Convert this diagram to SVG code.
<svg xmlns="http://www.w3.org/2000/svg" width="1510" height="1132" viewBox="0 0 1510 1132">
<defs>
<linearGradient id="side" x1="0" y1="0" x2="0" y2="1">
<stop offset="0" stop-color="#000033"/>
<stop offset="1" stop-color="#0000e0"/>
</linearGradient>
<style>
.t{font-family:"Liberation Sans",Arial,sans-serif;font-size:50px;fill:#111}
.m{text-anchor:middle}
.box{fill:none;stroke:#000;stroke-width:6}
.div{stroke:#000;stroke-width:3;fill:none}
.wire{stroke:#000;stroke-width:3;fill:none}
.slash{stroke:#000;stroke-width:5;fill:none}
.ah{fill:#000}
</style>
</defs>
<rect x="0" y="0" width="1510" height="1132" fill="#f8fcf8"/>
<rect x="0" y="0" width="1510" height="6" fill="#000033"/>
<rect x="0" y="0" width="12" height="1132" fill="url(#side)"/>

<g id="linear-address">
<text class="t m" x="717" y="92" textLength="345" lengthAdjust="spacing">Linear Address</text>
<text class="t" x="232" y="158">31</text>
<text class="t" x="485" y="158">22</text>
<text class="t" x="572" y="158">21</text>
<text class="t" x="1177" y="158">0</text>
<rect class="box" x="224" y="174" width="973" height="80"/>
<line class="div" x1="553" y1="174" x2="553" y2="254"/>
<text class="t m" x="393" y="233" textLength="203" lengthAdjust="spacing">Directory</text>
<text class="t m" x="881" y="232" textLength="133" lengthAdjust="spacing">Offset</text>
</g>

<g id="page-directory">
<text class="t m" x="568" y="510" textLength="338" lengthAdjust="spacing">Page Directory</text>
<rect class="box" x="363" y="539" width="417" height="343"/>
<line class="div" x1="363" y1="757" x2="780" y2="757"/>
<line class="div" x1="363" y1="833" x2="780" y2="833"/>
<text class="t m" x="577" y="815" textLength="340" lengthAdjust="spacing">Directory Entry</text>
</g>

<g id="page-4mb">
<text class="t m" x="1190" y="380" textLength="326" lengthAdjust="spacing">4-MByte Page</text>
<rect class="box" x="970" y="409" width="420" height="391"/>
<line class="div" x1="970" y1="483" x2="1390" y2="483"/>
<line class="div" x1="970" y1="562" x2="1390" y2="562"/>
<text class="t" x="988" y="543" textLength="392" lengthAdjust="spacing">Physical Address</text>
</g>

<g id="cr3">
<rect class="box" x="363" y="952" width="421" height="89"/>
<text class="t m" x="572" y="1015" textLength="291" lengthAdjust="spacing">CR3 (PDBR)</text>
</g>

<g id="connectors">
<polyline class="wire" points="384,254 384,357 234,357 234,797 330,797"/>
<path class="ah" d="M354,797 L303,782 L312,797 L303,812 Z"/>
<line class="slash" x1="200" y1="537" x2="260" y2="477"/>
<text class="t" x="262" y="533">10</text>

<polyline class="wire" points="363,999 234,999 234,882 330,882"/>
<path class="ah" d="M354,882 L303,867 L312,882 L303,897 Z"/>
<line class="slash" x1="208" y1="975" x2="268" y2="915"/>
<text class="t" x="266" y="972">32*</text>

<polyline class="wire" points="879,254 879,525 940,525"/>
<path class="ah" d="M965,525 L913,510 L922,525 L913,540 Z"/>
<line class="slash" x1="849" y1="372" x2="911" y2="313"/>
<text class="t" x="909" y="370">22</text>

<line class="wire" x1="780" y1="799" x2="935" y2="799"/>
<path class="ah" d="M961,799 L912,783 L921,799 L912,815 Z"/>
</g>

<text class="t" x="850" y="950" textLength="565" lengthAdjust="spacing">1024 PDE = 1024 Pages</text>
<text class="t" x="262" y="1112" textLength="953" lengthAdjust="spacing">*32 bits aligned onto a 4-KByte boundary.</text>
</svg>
----------------------------------------
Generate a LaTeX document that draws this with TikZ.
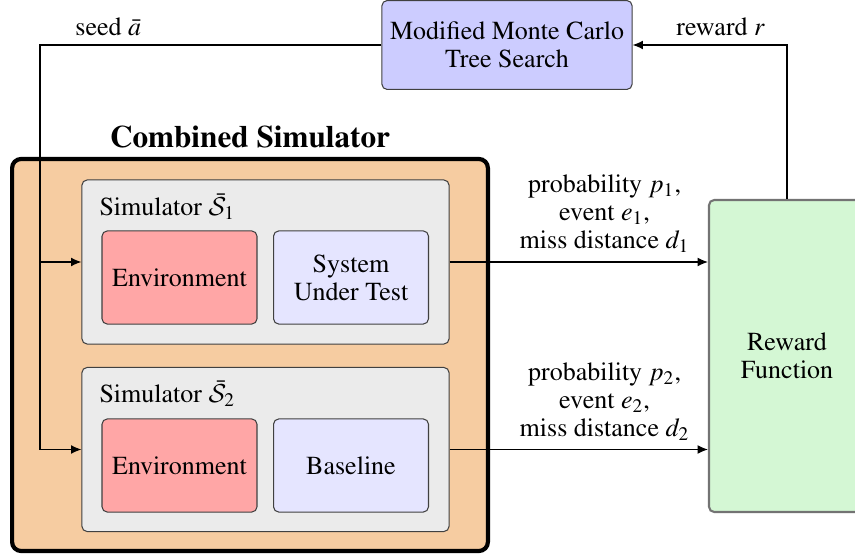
----------------------------------------
WORK TO BE COMPLETED:
Using the records given above, list every line that includes the word "this".

PROBLEM SOLUTION:
Convert this diagram to SVG code.
Generate a LaTeX document that draws this with TikZ.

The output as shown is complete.